The Numbers Are Staggering
Before the war, roughly 20% of the world’s oil and LNG passed through the Strait of Hormuz each day. Asia swallowed the lion’s share — 84% of the crude oil and 83% of the LNG moving through the strait were destined for Asian ports, with China, India, Japan, and South Korea alone accounting for 75% of those oil imports.
Then the strait closed. Brent crude surged from $72.48 a barrel on February 28 to a peak of $126 per barrel in March — a 55% spike that triggered the largest monthly oil price increase ever recorded. For import-dependent Asian economies, the pain was immediate and personal. India saw LPG queues and delayed deliveries. Japan and South Korea scrambled for alternative supply lines.

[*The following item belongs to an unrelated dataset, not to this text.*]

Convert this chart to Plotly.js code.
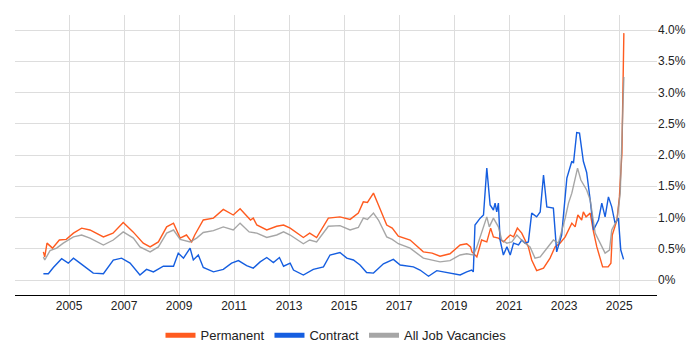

The message was unmistakable: the era of cheap, reliable Middle Eastern fossil fuel had a brutal expiry date, and it had just arrived.
A Green Pivot Driven by Fear, Not Ideology
Unlike previous clean energy surges driven by climate ambition, this one is being driven by energy security panic — and that makes it harder to reverse.
In the latest news with Iran dominating energy and geopolitical headlines, South Korea’s energy minister publicly declared that the war is “serving as a significant turning point” for the country, committing to 100 gigawatts of renewable capacity by 2030 — a target once considered aspirational, now treated as a survival strategy. Indonesia, traditionally slow to reform, is accelerating solar and geothermal projects with urgency its green advocates never managed to generate through advocacy alone.

The numbers from China tell the most dramatic story. According to energy think tank Ember, China exported 68 gigawatts of solar technology in March 2026 — surpassing the previous record by 50%. Fifty countries set new records for Chinese solar imports in a single month, with the sharpest growth in emerging Asian and African markets hammered hardest by the oil shock.
China, it turns out, had been quietly fortifying itself for exactly this scenario. It is now the world’s dominant exporter of solar panels, batteries, and electric vehicles — and the Iran-Israel war has handed it a geopolitical and commercial windfall as the rest of Asia races to buy its way out of fossil fuel vulnerability.
Nuclear Power Returns to the Table
The latest news with Iran also carries an unexpected subplot: a global revival of nuclear energy ambitions. The Bulletin of the Atomic Scientists notes that the war — launched in large part to eliminate Iran’s nuclear program — has paradoxically accelerated nuclear power adoption among energy-stressed nations across Asia and Africa. Countries that had shelved reactor plans amid public opposition are now reopening those conversations under the cover of an energy emergency.
For Asia’s nuclear-capable economies — India, South Korea, Japan — the logic is straightforward: a domestic nuclear base means energy that no Hormuz blockade can touch.
The Geopolitical Irony
There is a deep irony embedded in all of this. The Iran-Israel war, a conflict rooted in decades of geopolitical rivalry, may do more to accelerate the world’s clean energy transition than the entire Paris Agreement apparatus has achieved in a decade. As the Council on Foreign Relations notes, governments across Asia are now prioritising energy security through renewables, electrification, and alternative supply chains — not out of environmental virtue, but because the alternative is economic paralysis.
The IEA had already noted the energy transition was moving “very strongly” before February 28. The war has not redirected that momentum — it has multiplied it.
For Asia, the message from the Strait of Hormuz is now irreversible: every barrel of oil that must pass through a geopolitical chokepoint is a national security liability. Every solar panel, every battery, every nuclear megawatt generated at home is sovereignty reclaimed.
The war did not plan this outcome. But history rarely waits for the right intentions.